The meeting heard various proposals:

– have a dedicated person from each social centre dealing with social centre tours / shared stuff – have a database of contacts for tours, screenings, resource sharing – have a promoting group made up of people from different social centres who took on organising, promoting tours / book launches etc – book out a set day of the month per social centre when shared events can take place – set up a new email list for shared tours /events – set up / update an up to date website or holding page with all contacts / ways of getting in touch with different spaces . phone numbers essential.

It was argued that booking a regular specific time / date space for each social centre as part of a shared events initiative will not work for some social centres due to (a) huge booking demands (b) huge booking bureaucracy.

It was agreed: – to update existing e-list as first step: no new lists! [done] – put an up to date list of social centres and best way of contacting them online [ done – http://en.wikipedia.org/wiki/ UK_Social_Centre_Network] – come back to next gathering with a more concrete system of sharing events

Website

At the last gathering, a website working group was formed to come up with proposed designs and specification for a shared website. For various reasons, not much has happened. Paul (common place) brought some designs for an interim website (see http://www.orangeideas.co.uk/ clients/scn/Design%202.htm) based on a portal idea. The home page would be a map of the UK and Eire. Each space – social centre, resource centre, radical café, autonomous community centre, info shop – would be located on the map and as the mouse rolled over any particular space, it would become larger, with a brief pop description and a link, taking you straight to the website of that particular space. The site would have a number of links to section about social centres, resources, links, history, and a newswire RSS feed from Indymedia Free Spaces.

Social centres booklet

Paul and Stu distributed a short overview essay they had written on social centres that will be published in a journal called City. This had been an offshoot of the social centre tour they completed in January as research for a chapter in the forthcoming popular education handbook by Trapese (www.trapese.org)

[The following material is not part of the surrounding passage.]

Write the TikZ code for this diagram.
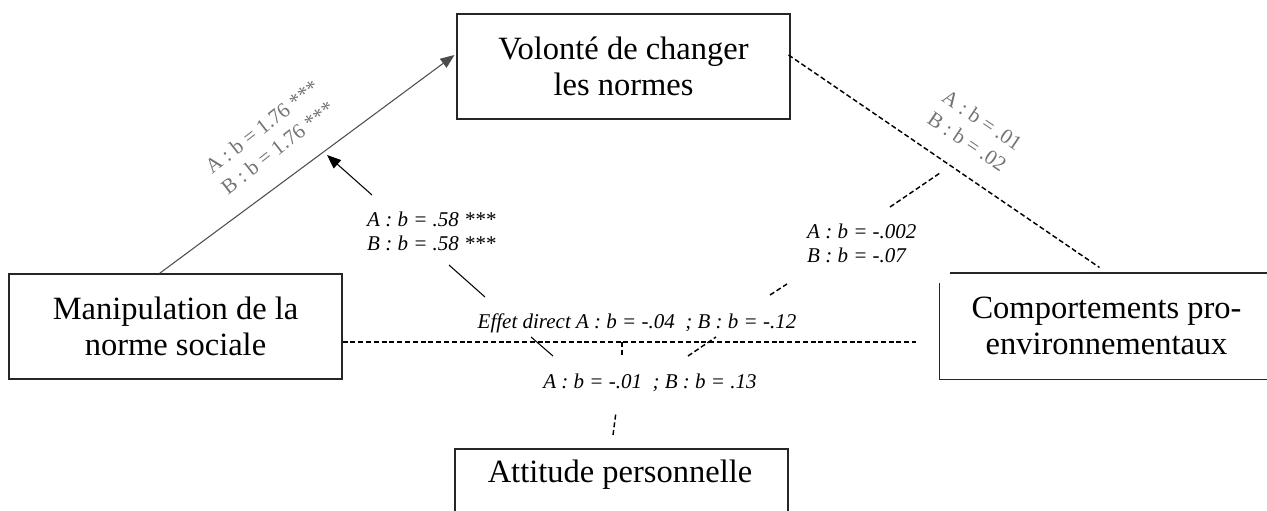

During that tour, they had done interviews, many recorded, with a dozen social centres and other similar spaces about their histories, ambitions, activities and had sent transcripts back to each social centre for their own use. There was strong interest among social centres for a booklet or pamphlet on social centres – Paul / Stu wanted to know what people wanted to do with the huge amounts of information they had gathered, how to proceed with a publication, who wanted to be involved, what kind of format etc. They mentioned their research project on autonomous spaces and that this could help finance the design, printing and distribution of the pamphlet.

The feedback was positive. Some ideas were discussed:

– practical pamphlet for social centres and interested people: contacts, short histories, explanations, location, how to get involved, tips / advice etc

Resource-sharing

Following Liverpool’s request for solidarity with the construction of their new social centre, we discussed how to share resources and help. It was agreed that some kind of database with info on who has: building skills, legal training, licensing, funding experience, actual resources, where to get things from like Zap coffee, coffee machines, cinema, techie skills etc. The idea of social centres combining a gathering with an invitation to come up and help out on a project in the social centre or as part of a wider political campaign, action, mobilisation was also mentioned again.

More gatherings

It was agreed that a gathering twice a year would be useful and necessary. It was hoped that each social centre would offer to host on a rotational basis and that it was preferred to keep meetings in the centre of the UK as much as possible.

Bradford 1 in 12 Club offered to host the next gathering in December as a symbolic end to their 25th anniversary year.